The central issue was that Rothenberg had pulled excessive amounts of money out of his venture funds, which he then used for illegitimate and illegal reasons that investors did not know about. Doing so led to a financial shortfall that he needed to cover so that investors would not catch on, and he attempted to do so through a series of deceptions including a money-moving campaign that shared similarities to the final days of the crypto firm FTX run by Bankman-Fried.

In 2015, for example, Rothenberg had founded his own VR company called River Studios. At the time, he had told employees and investors that he had “self-funded” the startup himself. In reality, he had used the venture firms’ money in order to do so.  

Because he pulled excessive amounts of money out of his own venture fund, he faced a “shortfall” that he did not want to tell investors about.

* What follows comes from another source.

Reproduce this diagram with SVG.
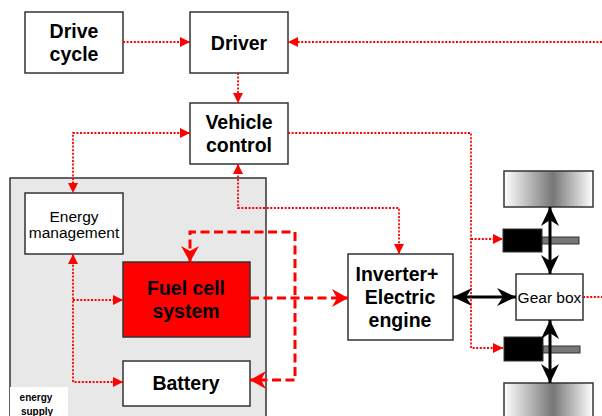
<svg xmlns="http://www.w3.org/2000/svg" width="602" height="416" viewBox="0 0 602 416">
<style>
.box{fill:#fff;stroke:#333;stroke-width:1.5}
.b{font-family:"Liberation Sans",Arial,sans-serif;font-weight:bold;font-size:19.5px;text-anchor:middle;fill:#000}
.r{font-family:"Liberation Sans",Arial,sans-serif;font-size:15.5px;text-anchor:middle;fill:#000}
.dot{fill:none;stroke:#f00;stroke-width:1.8;stroke-dasharray:2 1.6}
.dash{fill:none;stroke:#f00;stroke-width:3;stroke-dasharray:9 4.5}
.blk{fill:none;stroke:#000;stroke-width:3}
</style>
<defs>
<marker id="ar" markerUnits="userSpaceOnUse" markerWidth="11" markerHeight="11" refX="10" refY="5" orient="auto-start-reverse" viewBox="0 0 11 11">
<path d="M0,0 L10,5 L0,10 z" fill="#f00"/>
</marker>
<marker id="ad" markerUnits="userSpaceOnUse" markerWidth="17" markerHeight="19" refX="16" refY="9" orient="auto-start-reverse" viewBox="0 0 17 19">
<path d="M0,0 L16,9 L0,18 L5,9 z" fill="#f00"/>
</marker>
<marker id="ab" markerUnits="userSpaceOnUse" markerWidth="20" markerHeight="19" refX="19" refY="9" orient="auto-start-reverse" viewBox="0 0 20 19">
<path d="M0,0 L19,9 L0,18 L6,9 z" fill="#000"/>
</marker>
<linearGradient id="wg" x1="0" y1="0" x2="1" y2="0">
<stop offset="0" stop-color="#fff"/>
<stop offset="0.55" stop-color="#777"/>
<stop offset="1" stop-color="#fff"/>
</linearGradient>
</defs>

<g id="energy-supply">
<rect x="10" y="178" width="256" height="250" fill="#e8e8e8" stroke="#333" stroke-width="1.5"/>
<rect x="10" y="387" width="58" height="35" fill="#fff"/>
<text x="36" y="401" font-family="Liberation Sans, Arial, sans-serif" font-weight="bold" font-size="10" text-anchor="middle">energy</text>
<text x="37" y="415" font-family="Liberation Sans, Arial, sans-serif" font-weight="bold" font-size="10" text-anchor="middle">supply</text>
</g>

<g id="drive-cycle">
<rect class="box" x="25" y="12" width="98" height="61"/>
<text class="b" x="74" y="38">Drive</text>
<text class="b" x="74" y="61">cycle</text>
</g>
<g id="driver">
<rect class="box" x="190" y="12" width="98" height="61"/>
<text class="b" x="239" y="50">Driver</text>
</g>
<g id="vehicle-control">
<rect class="box" x="190" y="103" width="98" height="61"/>
<text class="b" x="239" y="129">Vehicle</text>
<text class="b" x="239" y="152">control</text>
</g>
<g id="energy-management">
<rect class="box" x="25" y="193" width="98" height="61"/>
<text class="r" x="74" y="222">Energy</text>
<text class="r" x="74" y="238">management</text>
</g>
<g id="fuel-cell">
<rect x="123" y="262" width="127" height="75" fill="#f00" stroke="#333" stroke-width="1.5"/>
<text class="b" x="186" y="295">Fuel cell</text>
<text class="b" x="186" y="318">system</text>
</g>
<g id="battery">
<rect class="box" x="123" y="361" width="127" height="45"/>
<text class="b" x="186" y="390">Battery</text>
</g>
<g id="inverter">
<rect class="box" x="348" y="254" width="105" height="86"/>
<text class="b" x="397" y="281">Inverter+</text>
<text class="b" x="400" y="304">Electric</text>
<text class="b" x="400" y="327">engine</text>
</g>
<g id="gear-box">
<rect class="box" x="516" y="274" width="67" height="46"/>
<text class="r" x="549.5" y="303">Gear box</text>
</g>
<g id="wheel-top">
<rect x="504" y="171" width="89" height="36" fill="url(#wg)" stroke="#333" stroke-width="1.5"/>
</g>
<g id="wheel-bottom">
<rect x="504" y="383" width="89" height="40" fill="url(#wg)" stroke="#333" stroke-width="1.5"/>
</g>
<g id="brake-top">
<rect x="542" y="237" width="37" height="7" fill="#777" stroke="#333" stroke-width="1"/>
<rect x="503" y="229" width="39" height="23" fill="#000" stroke="#333" stroke-width="1"/>
</g>
<g id="brake-bottom">
<rect x="543" y="346" width="37" height="7" fill="#777" stroke="#333" stroke-width="1"/>
<rect x="504" y="337" width="39" height="24" fill="#000" stroke="#333" stroke-width="1"/>
</g>

<g id="connectors">
<path class="dot" d="M123,42 L190,42" marker-end="url(#ar)"/>
<path class="dot" d="M602,42 L288,42" marker-end="url(#ar)"/>
<path class="dot" d="M238,73 L238,103" marker-end="url(#ar)"/>
<path class="dot" d="M190,133 L73,133 L73,193" marker-start="url(#ar)" marker-end="url(#ar)"/>
<path class="dot" d="M288,133 L471,133 L471,348 L503,348" marker-end="url(#ar)"/>
<path class="dot" d="M471,239 L503,239" marker-end="url(#ar)"/>
<path class="dot" d="M399,254 L399,208 L238,208 L238,164" marker-start="url(#ar)" marker-end="url(#ar)"/>
<path class="dot" d="M73,254 L73,382 L123,382" marker-start="url(#ar)" marker-end="url(#ar)"/>
<path class="dot" d="M73,300 L123,300" marker-end="url(#ar)"/>
<path class="dot" d="M583,297 L602,297"/>
<path class="dash" d="M250,298 L348,298" marker-end="url(#ad)"/>
<path class="dash" d="M190,262 L190,232 L295,232 L295,380 L250,380" marker-start="url(#ad)" marker-end="url(#ad)"/>
<path class="blk" d="M453,297 L516,297" marker-start="url(#ab)" marker-end="url(#ab)"/>
<path class="blk" d="M550,207 L550,274" marker-start="url(#ab)" marker-end="url(#ab)"/>
<path class="blk" d="M550,320 L550,383" marker-start="url(#ab)" marker-end="url(#ab)"/>
</g>
</svg>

Searching for a solution, he convinced one investor to throw $2 million in his VR content company, only to then turn around and use it to cover the money he had “misappropriated” from his own venture fund. He also went to Silicon Valley Bank and made various “false statements and misrepresentations” in order to get a $4 million line of credit to pay back even more of the money he had misused. 

The charges ultimately included wire fraud, money laundering, bank fraud and making false statements to a bank. An Oakland jury concluded Thursday that Rothenberg was guilty of it all. (Rothenberg previously settled related charges with the SEC in 2018.) A source had once told TechCrunch that “Mike wants to be famous.” And now, he is.

 Rothenberg is scheduled to be sentenced next March.